### Problem statement:
All of the data that follows should be retyped exactly, please, except the pictures.
══════════
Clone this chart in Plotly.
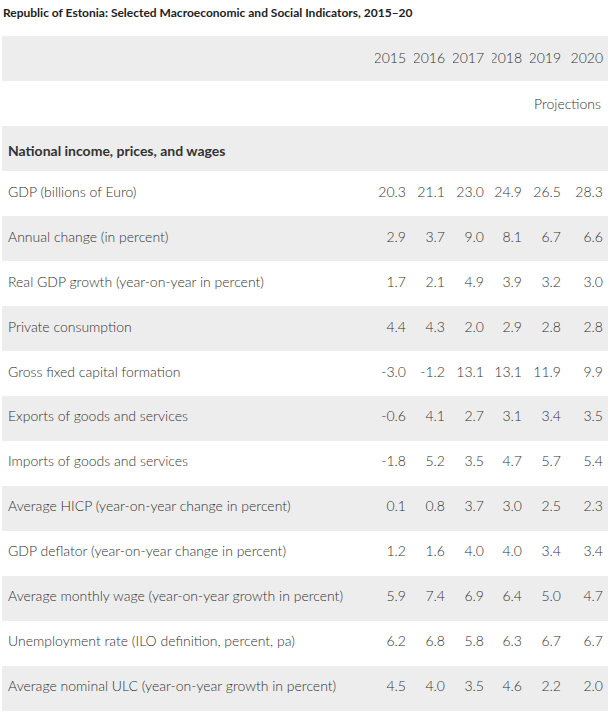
import plotly.graph_objects as go

title = "Republic of Estonia: Selected Macroeconomic and Social Indicators, 2015–20"
years = ["2015", "2016", "2017", "2018", "2019", "2020"]
section = "National income, prices, and wages"
note = "Projections"
indicators = [
    "GDP (billions of Euro)",
    "Annual change (in percent)",
    "Real GDP growth (year-on-year in percent)",
    "Private consumption",
    "Gross fixed capital formation",
    "Exports of goods and services",
    "Imports of goods and services",
    "Average HICP (year-on-year change in percent)",
    "GDP deflator (year-on-year change in percent)",
    "Average monthly wage (year-on-year growth in percent)",
    "Unemployment rate (ILO definition, percent, pa)",
    "Average nominal ULC (year-on-year growth in percent)",
]
v2015 = [20.3, 2.9, 1.7, 4.4, -3.0, -0.6, -1.8, 0.1, 1.2, 5.9, 6.2, 4.5]
v2016 = [21.1, 3.7, 2.1, 4.3, -1.2, 4.1, 5.2, 0.8, 1.6, 7.4, 6.8, 4.0]
v2017 = [23.0, 9.0, 4.9, 2.0, 13.1, 2.7, 3.5, 3.7, 4.0, 6.9, 5.8, 3.5]
v2018 = [24.9, 8.1, 3.9, 2.9, 13.1, 3.1, 4.7, 3.0, 4.0, 6.4, 6.3, 4.6]
v2019 = [26.5, 6.7, 3.2, 2.8, 11.9, 3.4, 5.7, 2.5, 3.4, 5.0, 6.7, 2.2]
v2020 = [28.3, 6.6, 3.0, 2.8, 9.9, 3.5, 5.4, 2.3, 3.4, 4.7, 6.7, 2.0]

W, H = 611, 717
TOP, ROWH = 36, 45
SHIFT = 8          # pushes text down so it sits mid-row
GREY, WHITE = "#ededed", "#ffffff"
CLEAR = "rgba(0,0,0,0)"
TXT = "#333333"
FONT = "Lato"
FSIZE = 14

# ---- table rows (header row + note row + section row + indicators)
label_col = ["", "", "<b>" + section + "</b>"] + indicators
num_cols = []
for yr, col in zip(years, [v2015, v2016, v2017, v2018, v2019, v2020]):
    num_cols.append([yr, "", ""] + [f"{v:.1f}" for v in col])

n_rows = len(label_col)
row_fill = [GREY if i % 2 == 0 else WHITE for i in range(n_rows)]

# background table: cell bands only
bg_rows = n_rows - 1
bg = go.Table(
    domain=dict(x=[2 / W, 608 / W], y=[(H - TOP - ROWH * n_rows) / H, (H - TOP) / H]),
    columnwidth=[1],
    header=dict(values=[""], fill_color=GREY, line_color=GREY, line_width=0, height=ROWH),
    cells=dict(values=[[""] * bg_rows], fill_color=[row_fill[1:]],
               line_color=[row_fill[1:]], line_width=0, height=ROWH),
    hoverinfo="skip",
)

# text table: transparent cells, offset by a small spacer header
row_h = (H - TOP - SHIFT) / n_rows
txt = go.Table(
    domain=dict(x=[0, 1], y=[0, (H - TOP) / H]),
    columnwidth=[375, 39, 39, 39, 38, 39, 42],
    header=dict(values=[""] * 7, fill_color=CLEAR, line_color=CLEAR, line_width=0,
                height=SHIFT, font=dict(size=1)),
    cells=dict(
        values=[label_col] + num_cols,
        align=["left"] + ["right"] * 6,
        fill_color=CLEAR,
        line_color=CLEAR,
        line_width=0,
        height=row_h,
        font=dict(family=FONT, size=FSIZE, color=TXT, weight=300),
    ),
)

fig = go.Figure([bg, txt])

fig.add_annotation(
    text=note, xref="paper", yref="paper",
    x=(W - 8) / W, y=(H - (TOP + ROWH + ROWH / 2)) / H,
    xanchor="right", yanchor="middle", showarrow=False,
    font=dict(family=FONT, size=FSIZE, color=TXT, weight=300),
)

fig.update_layout(
    width=W, height=H,
    margin=dict(l=0, r=0, t=0, b=0),
    paper_bgcolor="white",
    title=dict(
        text="<b>" + title + "</b>",
        x=3 / W, xanchor="left", xref="paper",
        y=1 - 13 / H, yanchor="middle", yref="container",
        font=dict(family=FONT, size=12, color="#222222"),
    ),
)

fig.write_html("out.html", config={"displayModeBar": False},
               post_script="document.body.style.margin='0px';")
══════════
### Right answer:
Clone this chart in Plotly.
import plotly.graph_objects as go

title = "Republic of Estonia: Selected Macroeconomic and Social Indicators, 2015–20"
years = ["2015", "2016", "2017", "2018", "2019", "2020"]
section = "National income, prices, and wages"
note = "Projections"
indicators = [
    "GDP (billions of Euro)",
    "Annual change (in percent)",
    "Real GDP growth (year-on-year in percent)",
    "Private consumption",
    "Gross fixed capital formation",
    "Exports of goods and services",
    "Imports of goods and services",
    "Average HICP (year-on-year change in percent)",
    "GDP deflator (year-on-year change in percent)",
    "Average monthly wage (year-on-year growth in percent)",
    "Unemployment rate (ILO definition, percent, pa)",
    "Average nominal ULC (year-on-year growth in percent)",
]
v2015 = [20.3, 2.9, 1.7, 4.4, -3.0, -0.6, -1.8, 0.1, 1.2, 5.9, 6.2, 4.5]
v2016 = [21.1, 3.7, 2.1, 4.3, -1.2, 4.1, 5.2, 0.8, 1.6, 7.4, 6.8, 4.0]
v2017 = [23.0, 9.0, 4.9, 2.0, 13.1, 2.7, 3.5, 3.7, 4.0, 6.9, 5.8, 3.5]
v2018 = [24.9, 8.1, 3.9, 2.9, 13.1, 3.1, 4.7, 3.0, 4.0, 6.4, 6.3, 4.6]
v2019 = [26.5, 6.7, 3.2, 2.8, 11.9, 3.4, 5.7, 2.5, 3.4, 5.0, 6.7, 2.2]
v2020 = [28.3, 6.6, 3.0, 2.8, 9.9, 3.5, 5.4, 2.3, 3.4, 4.7, 6.7, 2.0]

W, H = 611, 717
TOP, ROWH = 36, 45
SHIFT = 8          # pushes text down so it sits mid-row
GREY, WHITE = "#ededed", "#ffffff"
CLEAR = "rgba(0,0,0,0)"
TXT = "#333333"
FONT = "Lato"
FSIZE = 14

# ---- table rows (header row + note row + section row + indicators)
label_col = ["", "", "<b>" + section + "</b>"] + indicators
num_cols = []
for yr, col in zip(years, [v2015, v2016, v2017, v2018, v2019, v2020]):
    num_cols.append([yr, "", ""] + [f"{v:.1f}" for v in col])

n_rows = len(label_col)
row_fill = [GREY if i % 2 == 0 else WHITE for i in range(n_rows)]

# background table: cell bands only
bg_rows = n_rows - 1
bg = go.Table(
    domain=dict(x=[2 / W, 608 / W], y=[(H - TOP - ROWH * n_rows) / H, (H - TOP) / H]),
    columnwidth=[1],
    header=dict(values=[""], fill_color=GREY, line_color=GREY, line_width=0, height=ROWH),
    cells=dict(values=[[""] * bg_rows], fill_color=[row_fill[1:]],
               line_color=[row_fill[1:]], line_width=0, height=ROWH),
    hoverinfo="skip",
)

# text table: transparent cells, offset by a small spacer header
row_h = (H - TOP - SHIFT) / n_rows
txt = go.Table(
    domain=dict(x=[0, 1], y=[0, (H - TOP) / H]),
    columnwidth=[375, 39, 39, 39, 38, 39, 42],
    header=dict(values=[""] * 7, fill_color=CLEAR, line_color=CLEAR, line_width=0,
                height=SHIFT, font=dict(size=1)),
    cells=dict(
        values=[label_col] + num_cols,
        align=["left"] + ["right"] * 6,
        fill_color=CLEAR,
        line_color=CLEAR,
        line_width=0,
        height=row_h,
        font=dict(family=FONT, size=FSIZE, color=TXT, weight=300),
    ),
)

fig = go.Figure([bg, txt])

fig.add_annotation(
    text=note, xref="paper", yref="paper",
    x=(W - 8) / W, y=(H - (TOP + ROWH + ROWH / 2)) / H,
    xanchor="right", yanchor="middle", showarrow=False,
    font=dict(family=FONT, size=FSIZE, color=TXT, weight=300),
)

fig.update_layout(
    width=W, height=H,
    margin=dict(l=0, r=0, t=0, b=0),
    paper_bgcolor="white",
    title=dict(
        text="<b>" + title + "</b>",
        x=3 / W, xanchor="left", xref="paper",
        y=1 - 13 / H, yanchor="middle", yref="container",
        font=dict(family=FONT, size=12, color="#222222"),
    ),
)

fig.write_html("out.html", config={"displayModeBar": False},
               post_script="document.body.style.margin='0px';")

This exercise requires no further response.